1.5 Compensation due to members of the Board of Directors

Finally, Shareholders are called on to resolve on the compensation due to members of the Board of Directors who are not assigned specific roles. The remuneration of the latter shall be established by the Board of Directors itself, having obtained the opinion of the Board of Statutory Auditors, pursuant to art. 2389, subsection 3 of the Italian Civil Code. The directors will also receive reimbursement for expenses incurred in connection with their duties.

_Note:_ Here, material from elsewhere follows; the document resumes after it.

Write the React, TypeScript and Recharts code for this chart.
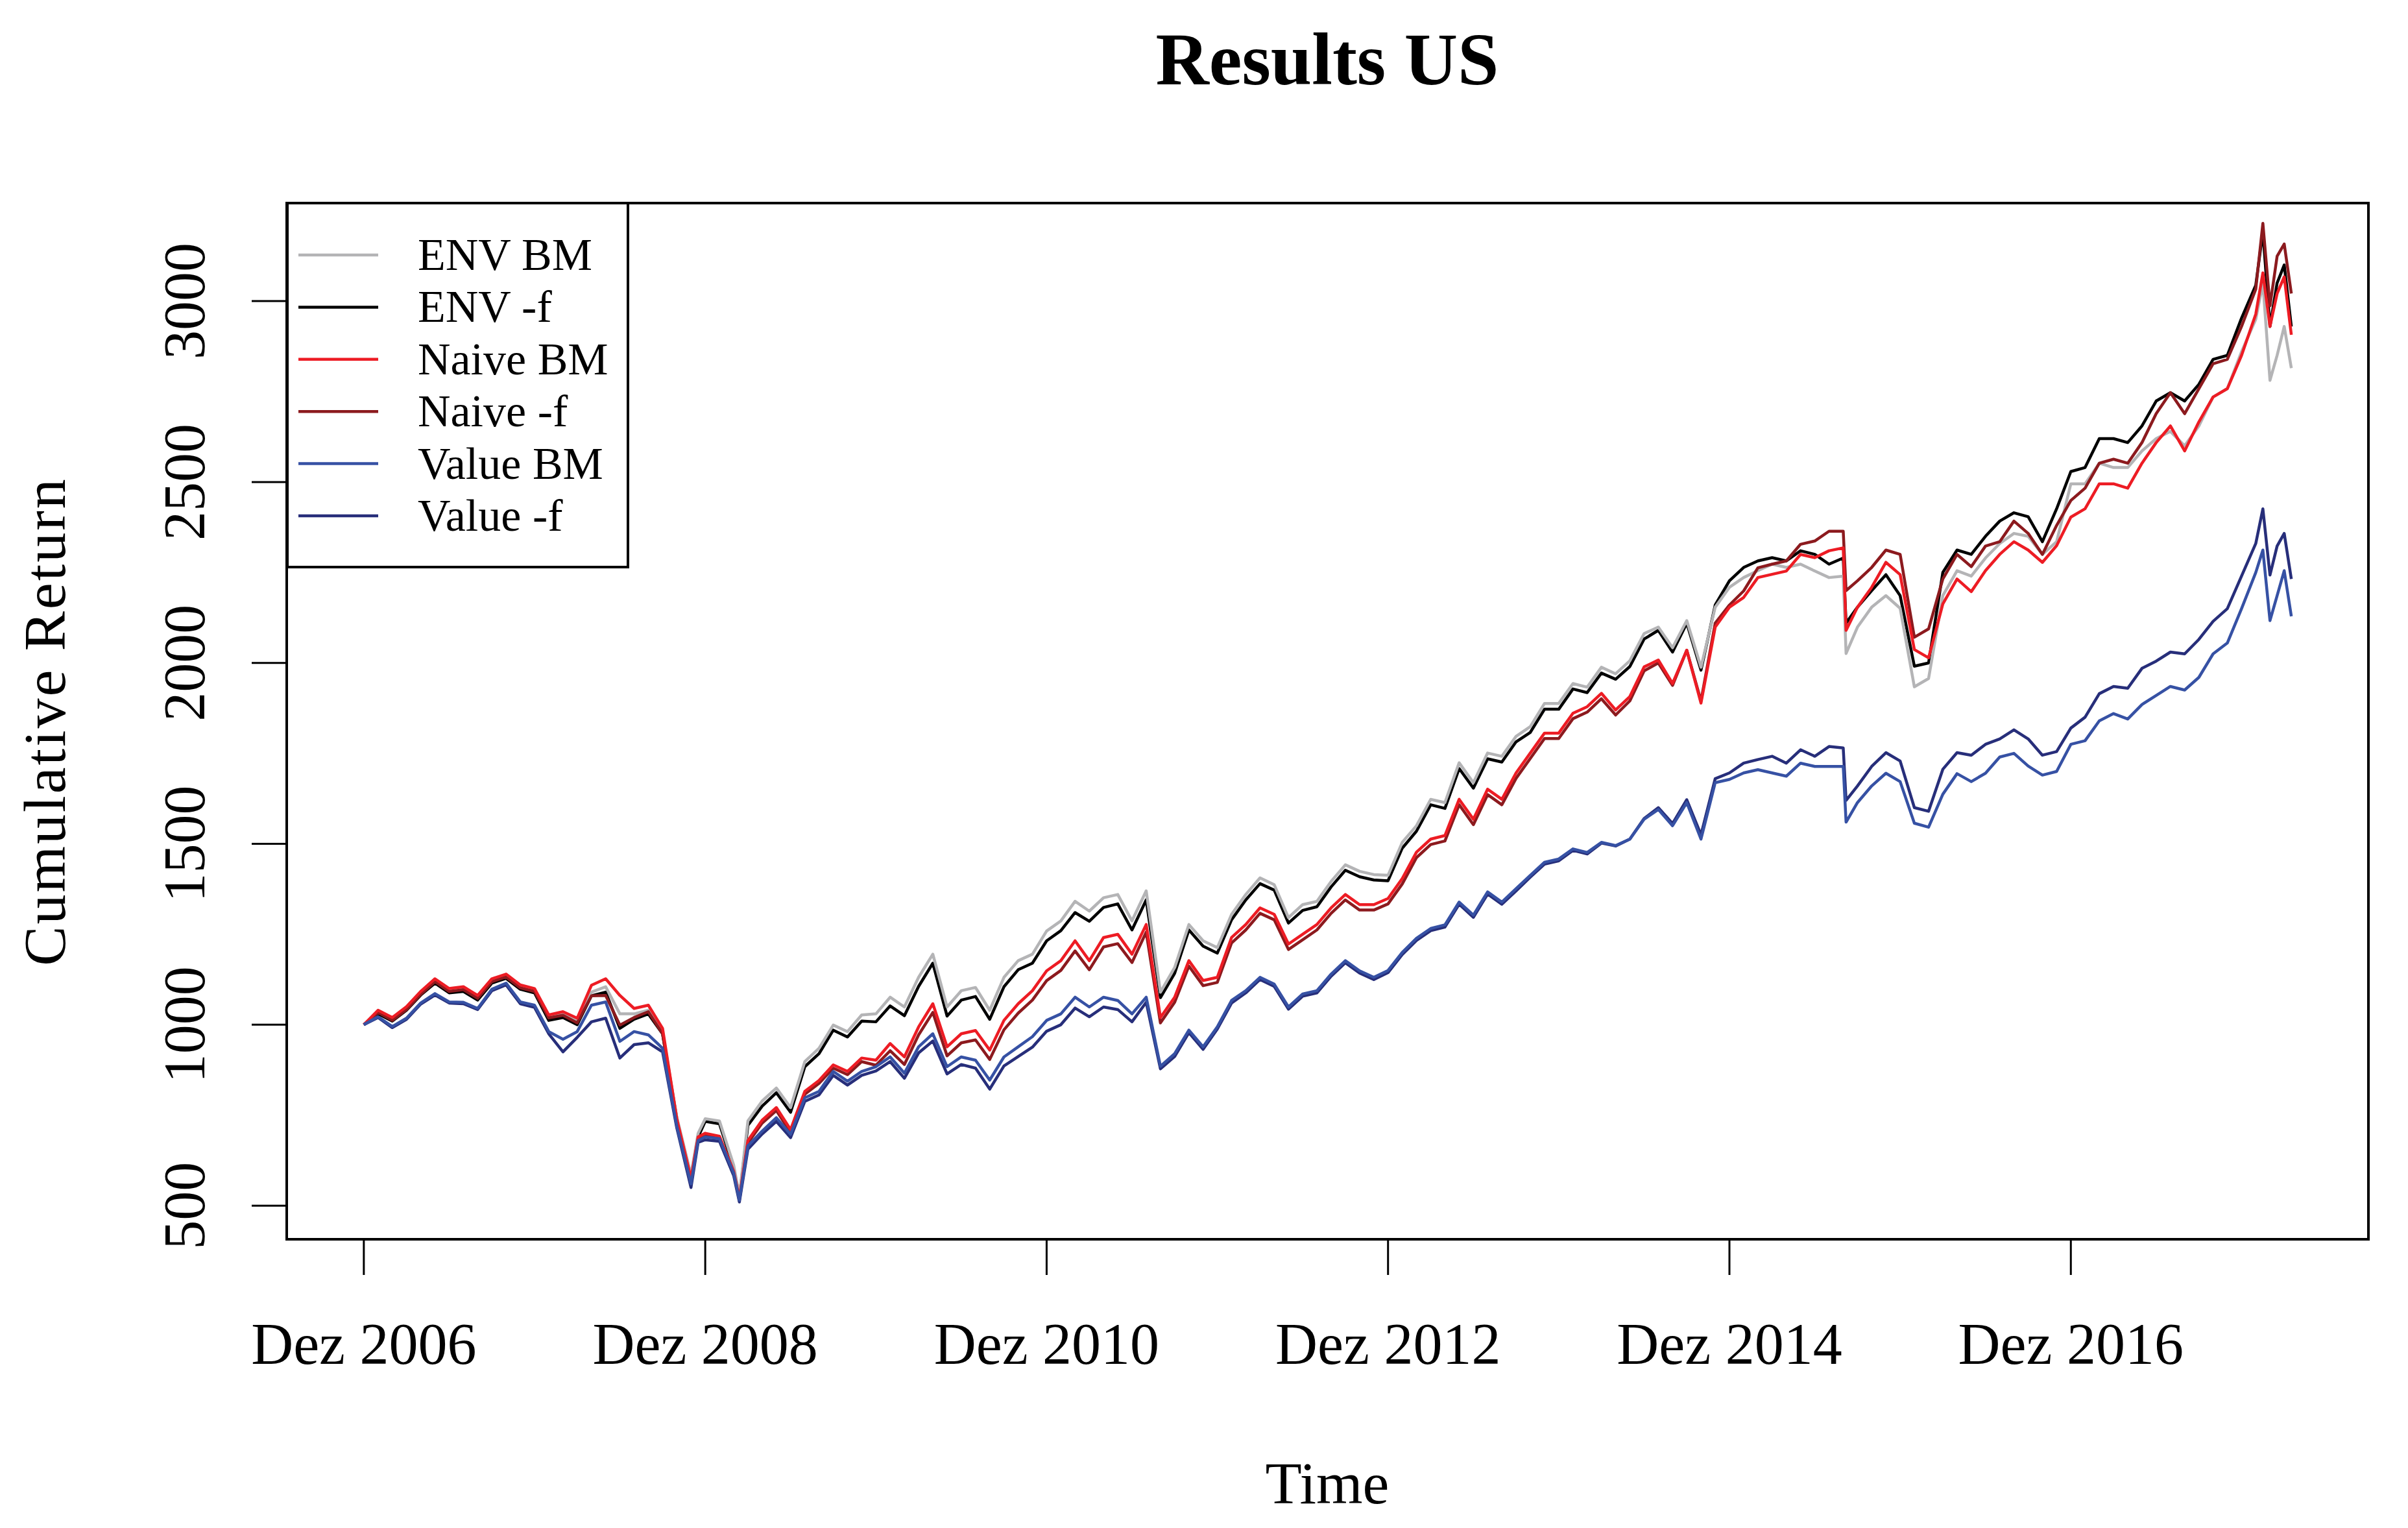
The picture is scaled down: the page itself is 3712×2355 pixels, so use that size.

In this regard, the Board of Directors, without prejudice to the Shareholders' right to submit additional and different proposals for resolution, proposes to confirm the directors' current annual gross remuneration and, in turn, set the gross annual remuneration due to each director at 50,000 euros in addition to the reimbursement of expenses incurred in relation to their role.

* * *

Recommendations to Shareholders submitting a slate

The Board invites:

  • Shareholders who submit their own slates of candidates for the appointment of the board of directors to ensure that such slates are accompanied by all the information necessary to enable shareholders to cast their votes in an informed manner, including an indication of the suitability of the candidates to qualify as independent;
  • Shareholders who submit a slate of candidates exceeding half the number of members (also in line with Recommendation no. 23 of the Corporate Governance Code), to:
    • (i) provide adequate information, in the documentation submitted for the filing of the slate, on whether the slate complies with the guidance expressed by the outgoing Board, also with reference to Italgas' "Policy for the diversity of corporate bodies" and the diversity criteria set forth in Principle VII and Recommendation 8;
    • (ii) indicate their candidate for the office of Chairman of the Board of Directors, who shall be appointed in accordance with the procedures laid down in the Bylaws;
    • (iii) to put forward and forward to the certified email address "[email protected]" any proposals for the appointment of the Board of Directors (determining the duration of the Board of Directors' term of office, as well as its remuneration), well in advance so that said proposals may be published by the Company at the same time as the slates.

* * *

Dear Shareholders,

You are invited to resolve as follows.

  • (i) In relation to point 4.1 "Determination of the term of office of Directors": you are invited to approve the proposal to set the term of office for the directors to be appointed at three financial years, expiring on the date of the Shareholders' Meeting that will be called for approving the financial statements as at 31 December 2024.
  • (ii) In relation to point 4.2 "Appointment of the members of the Board of Directors": you are invited to vote for one of the slates presented and published pursuant to the provisions of law and of the Bylaws.
  • (iii) In relation to point 4.3 "Appointment of the Chairman of the Board of Directors": you are invited to elect as Chairman of the Board of Directors the first candidate elected from the slate that obtained the majority of votes.
  • (iv) In relation to point 4.4 "Determination of the remuneration of the members of the Board of Directors":

you are invited to approve the proposal to set the gross annual remuneration payable to each director at 50,000 euros, in addition to the reimbursement of expenses incurred in relation to their office.